Wir sind da viel eher von den Kräften des Marktes überzeugt, die die Journalisten der Taz fest im Griff haben. Taz-Journalisten müssen im Vergleich zu ihren festangestellten Kollegen von Welt, Spiegel, Focus, FAZ oder der fünf bürgerlichen Partei-Stiftungen doch ein kärgliches Dasein fristen. Und dass der Wunsch, dieser Galeere zu entkommen, früher oder später, je nach Charakterstärke, die Tugenden des kritischen, sorgfältigen, aufklärerischen Journalismus hintanstellt, zugunsten einer Flexibilität, die sich auf neue politische Gegebenheiten und Gelegenheiten auf erlösende und auskömmlichere Pöstchen einstellt. Und schon schreiben wir mal für eine Bananenrepublik, in der sich die politischen Lager angeblich auflösen. Armes Jamaika.

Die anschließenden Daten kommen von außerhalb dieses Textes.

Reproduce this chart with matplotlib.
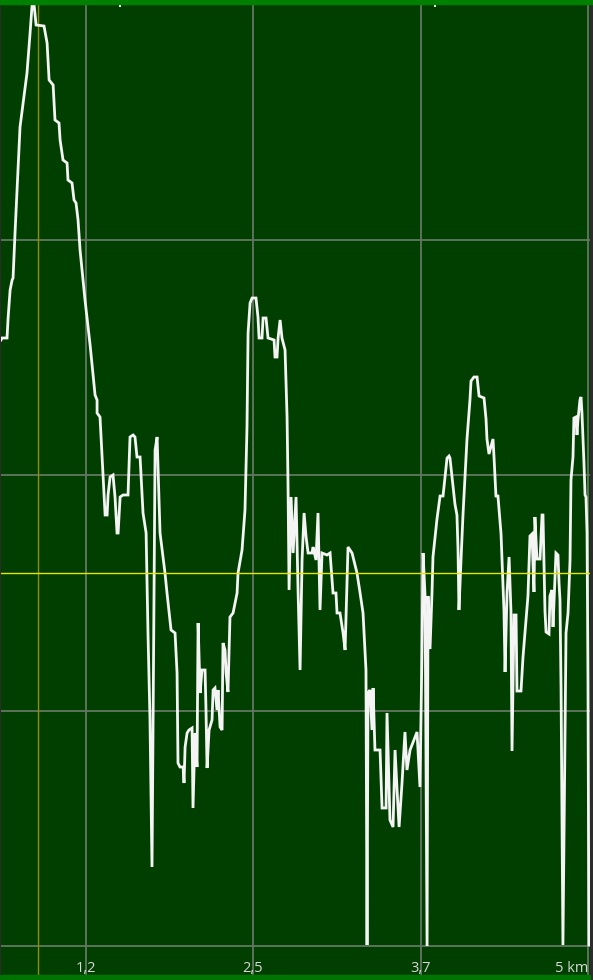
import matplotlib
matplotlib.use("Agg")
import matplotlib.pyplot as plt
from matplotlib.patches import Rectangle
import numpy as np

# ---- data (distance in km, elevation in m) ----
distance_km = [
    0.619, 0.627, 0.664, 0.672, 0.687, 0.702, 0.709, 0.724, 0.761, 0.784,
    0.813, 0.836, 0.851, 0.866, 0.881, 0.940, 0.963, 0.978, 1.008, 1.022,
    1.052, 1.060, 1.082, 1.112, 1.119, 1.149, 1.164, 1.179, 1.194, 1.209,
    1.231, 1.246, 1.284, 1.321, 1.336, 1.336, 1.358,
    1.381, 1.396, 1.411, 1.418, 1.433, 1.455, 1.470, 1.485, 1.493, 1.508,
    1.530, 1.567, 1.582, 1.605, 1.619, 1.634, 1.657, 1.679, 1.702, 1.716,
    1.731, 1.746, 1.769, 1.784, 1.806, 1.843, 1.858, 1.888, 1.918, 1.933,
    1.940, 1.955, 1.978, 1.985, 1.993, 2.008, 2.022, 2.045, 2.052, 2.067,
    2.082, 2.090, 2.105, 2.119, 2.142, 2.149, 2.157, 2.172, 2.194, 2.202,
    2.216, 2.231, 2.239, 2.254, 2.269, 2.276, 2.291, 2.299, 2.313, 2.328,
    2.351, 2.381, 2.388, 2.418, 2.440, 2.455, 2.463, 2.478, 2.493, 2.522,
    2.537, 2.545, 2.567, 2.575, 2.597, 2.612, 2.657, 2.664, 2.679, 2.687,
    2.702, 2.716, 2.739, 2.754, 2.761, 2.769, 2.784, 2.799, 2.821, 2.836,
    2.851, 2.866, 2.881, 2.896, 2.911, 2.940, 2.948, 2.970, 2.985, 3.000,
    3.015, 3.052, 3.075, 3.097, 3.119, 3.127, 3.149, 3.172, 3.187, 3.209,
    3.239, 3.276, 3.299, 3.321, 3.343, 3.351, 3.358, 3.373, 3.388, 3.396,
    3.410, 3.448, 3.463, 3.493, 3.500, 3.522, 3.545, 3.560, 3.575, 3.590,
    3.612, 3.634, 3.649, 3.672, 3.724, 3.746, 3.761, 3.769, 3.784, 3.799,
    3.806, 3.821, 3.836, 3.843, 3.873, 3.896, 3.918, 3.933, 3.948, 3.963,
    3.970, 3.985, 4.007, 4.022, 4.030, 4.037, 4.052, 4.067, 4.082, 4.097,
    4.119, 4.127, 4.149, 4.172, 4.187, 4.224, 4.239, 4.246, 4.261, 4.291,
    4.299, 4.313, 4.328, 4.351, 4.373, 4.381, 4.396, 4.411, 4.425, 4.433,
    4.448, 4.463, 4.470, 4.500, 4.515, 4.530, 4.552, 4.567, 4.582, 4.597,
    4.604, 4.619, 4.642, 4.657, 4.664, 4.679, 4.687, 4.709, 4.716, 4.731,
    4.739, 4.754, 4.761, 4.776, 4.784, 4.791, 4.799, 4.813, 4.836, 4.851,
    4.866, 4.873, 4.888, 4.895, 4.910, 4.918, 4.925, 4.940, 4.948, 4.955,
    4.970, 4.978, 4.985, 4.993, 5.000, 5.007,
]
elevation_m = [
    303, 304, 304, 314, 328, 333, 334, 357, 409.5, 421.5,
    436.5, 456.5, 470.5, 470.5, 460.5, 460, 451.5, 433, 430.5, 413,
    411.5, 403, 393, 391.5, 383, 381.5, 373, 371.5, 363, 348,
    333, 323, 300.5, 275.5, 273, 266.5, 264.5,
    234.5, 215.5, 215.5, 225.5, 234.5, 235.5, 224.5, 206.5, 206.5, 224.5,
    225.5, 225.5, 254.5, 255.5, 254.5, 244.5, 244.5, 216.5, 206.5, 156.5,
    113, 39.5, 248, 254.5, 206.5, 186.5, 176.5, 158, 156.5, 136.5,
    91.5, 89.5, 89.5, 81.5, 99.5, 106.5, 108, 109, 69, 106.5,
    89.5, 161.5, 126.5, 138, 138, 118, 89, 108, 113, 128,
    129, 118, 128, 109.5, 108, 151.5, 148, 136.5, 127, 164.5,
    166.5, 176.5, 186.5, 198, 218, 259.5, 306.5, 321.5, 324, 324,
    314.5, 304, 304, 314, 314, 304, 303, 294.5, 294.5, 304,
    313, 304, 298, 264.5, 231.5, 178, 224.5, 196.5, 224.5, 178,
    138, 193, 216.5, 204.5, 196.5, 196.5, 199.5, 193, 216.5, 168,
    196.5, 195.5, 196.5, 176.5, 176.5, 166.5, 166.5, 156.5, 148, 199.5,
    196.5, 186.5, 176.5, 166.5, 138, 0.5, 126.5, 128, 108, 129,
    98, 98, 69, 69, 116.5, 63, 59.5, 98, 78, 59.5,
    81.5, 107, 88, 98, 107, 79.5, 148, 196.5, 175, 0,
    175, 148.5, 177, 194.5, 213.5, 225, 225, 234.5, 244, 245,
    244, 234.5, 221, 215.5, 198, 168, 192.5, 215.5, 234.5, 253.5,
    273, 282.5, 284.5, 284.5, 275, 274, 263.5, 253.5, 246, 253.5,
    244, 225, 225, 206, 167.5, 137, 177, 194.5, 167.5, 97.5,
    165.5, 165.5, 127.5, 127.5, 144.5, 157, 175, 205, 206, 177,
    214.5, 193.5, 193.5, 215.5, 215.5, 167.5, 157, 156, 175, 178,
    159.5, 185.5, 196.5, 195.5, 181.5, 173, 128, 0.5, 156.5, 166.5,
    193, 233, 244.5, 264, 264.5, 255.5, 263, 273, 274.5, 266.5,
    241.5, 225.5, 224.5, 206.5, 133, 0.5,
]
tick_km = [1.25, 2.5, 3.75, 5.0]
tick_labels = ["1,2", "2,5", "3,7", "5 km"]
cursor_km = 0.896
cursor_elev = 186.5
top_marks_km = [1.508, 3.858]
x_range = (0.619, 5.015)
y_range = (-14.5, 471)
y_grid = [0, 117.75, 235.5, 353.25]

W, H = 593, 980
fig = plt.figure(figsize=(W / 100, H / 100), dpi=100)
fig.patch.set_facecolor('#2c2c2c')

ax = fig.add_axes([1 / W, (H - 975) / H, 589 / W, 971 / H])
ax.set_facecolor('#003f00')
ax.set_xlim(*x_range)
ax.set_ylim(*y_range)
for s in ax.spines.values():
    s.set_visible(False)
ax.set_xticks([])
ax.set_yticks([])

grid_kw = dict(color='#637663', lw=1.3, zorder=1)
for g in y_grid:
    ax.axhline(g, **grid_kw)
for t in tick_km:
    ax.axvline(t, **grid_kw)

ax.axvline(cursor_km, color='#8f8f00', lw=1.0, zorder=2)
ax.plot(distance_km, elevation_m, color='#f4f4f4', lw=2.0, zorder=3,
        solid_joinstyle='miter')
ax.axhline(cursor_elev, color='#e6e600', lw=1.0, zorder=4)

for t, lab in zip(tick_km, tick_labels):
    ha = 'right' if lab.endswith('km') else 'center'
    ax.text(t, -11.2, lab, ha=ha, va='center', color='#d8d8d8',
            fontsize=10.5, family=['Open Sans', 'DejaVu Sans'], zorder=5)

# green bars at top and bottom
fig.add_artist(Rectangle((0, (H - 4) / H), 1, 4 / H, transform=fig.transFigure,
                         color='#008000', zorder=10))
fig.add_artist(Rectangle((0, 0), 590 / W, 5 / H, transform=fig.transFigure,
                         color='#007400', zorder=10))
for m in top_marks_km:
    ax.plot([m], [471], marker='|', color='white', ms=4, mew=1.5,
            clip_on=False, zorder=11)

fig.savefig('out.png', dpi=100, facecolor=fig.get_facecolor())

Für diese Leute bedauere ich auch zutiefst den wirtschaftlichen Niedergang der oben genannten Printmedien. Denn die werden die Möchtegern-Regierungssprecher, flankierenden Wahlpropagandaschreiber (alles, nur nicht die Linke), Assozationsfallensteller, Gerüchteköche und -Abtipper der Taz leider nicht in ihre Redaktionen abberufen.
Denn diese Presseerzeugnisse haben genügend bedingungslos devote Schreibknechte, die von der Taz haben denen gerade noch gefehlt.
Uns Lesern können sie aber auch gestohlen bleiben.